To optimize network system performance, Shah points out that Microlab guarantees its electrical specifications. This commitment reduces the commissioning and troubleshooting time during installation. Capacity increases are achieved with an improved signal-to-noise ratio necessary for higher-order modulation in 5G. With RF components that deliver low insertion loss, low return loss, low PIM, and high isolation, network designers are assured of enhanced system performance.
“With higher modulation and mid-band spectrum utilization, the impact of component specification on overall system coverage and capacity has amplified the need for high-performance components,” adds Shah.
As the industry transitions to the next generation of wireless communications, network capacity is improved by utilizing wider carriers in the mid-band spectrum (2.1 to 6 GHz). “These spectrum bands provide an ideal trade-off between capacity and coverage,” says Shah.
Microlab is staying ahead of the demand curve with its wideband signal distribution products. “As new frequency bands get allocated, network owners look to gain capacity. By future-proofing the signal distribution, our customers only need to replace the combiners for injecting new bands, reducing the total cost of ownership,” says Shah.

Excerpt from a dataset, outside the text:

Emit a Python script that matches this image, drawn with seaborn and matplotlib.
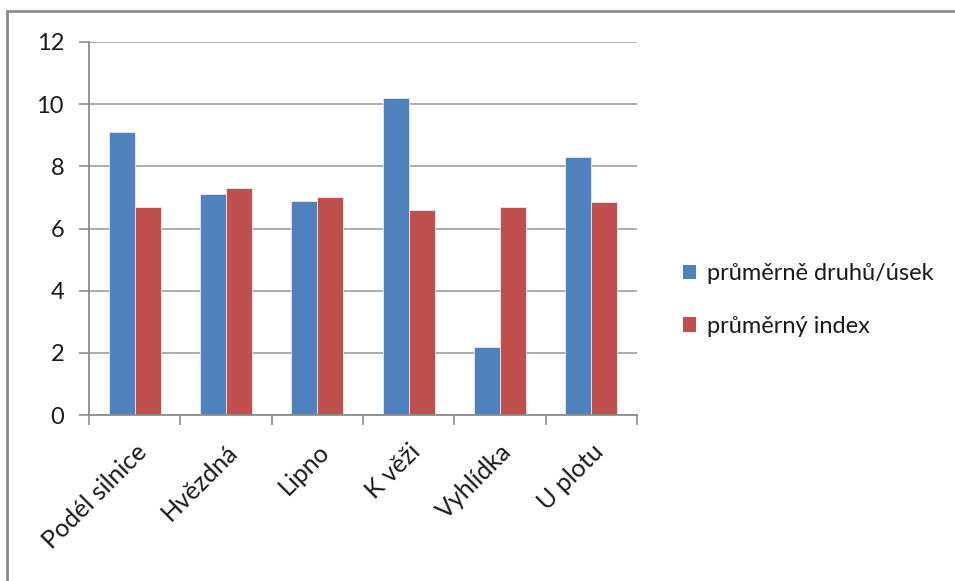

Microlab releases new signal combining solutions like multi-band combiners and hybrid combiners to help network designers overcome site-specific and band-specific combining challenges.
Shah says Microlab’s newest triplexer for C-band spectrum offers network designers a way to efficiently combine low-band (under 2.1 GHz) and mid-band (above 2.1 to 6 GHz) services. These new products support licensed, partially licensed, and unlicensed bands in various wireless networks.
Founded in 1949, Microlab credits its continuing success to long-term customer relationships. The company is already working with designers on solutions ahead of the spectrum auctions.
“Our customers can utilize those solutions to future-proof their networks and realize a lower total network lifecycle cost,” says Shah. “Quality performance is critical, and the guaranteed specifications are a key differentiator on Microlab products,” adds Shah. “We work with a multitude of stakeholders – operators, designers, technical working groups – while these bands are under rule-making, so we understand the requirements.”
In 2021, Microlab will continue to partner with these wireless infrastructure stakeholders “to assist in meeting the goals of the next generation of wireless networks,” says Shah. “Mid-band and ultra-wideband spectrum deployments will be our focus and primary driving factors of our product roadmap.”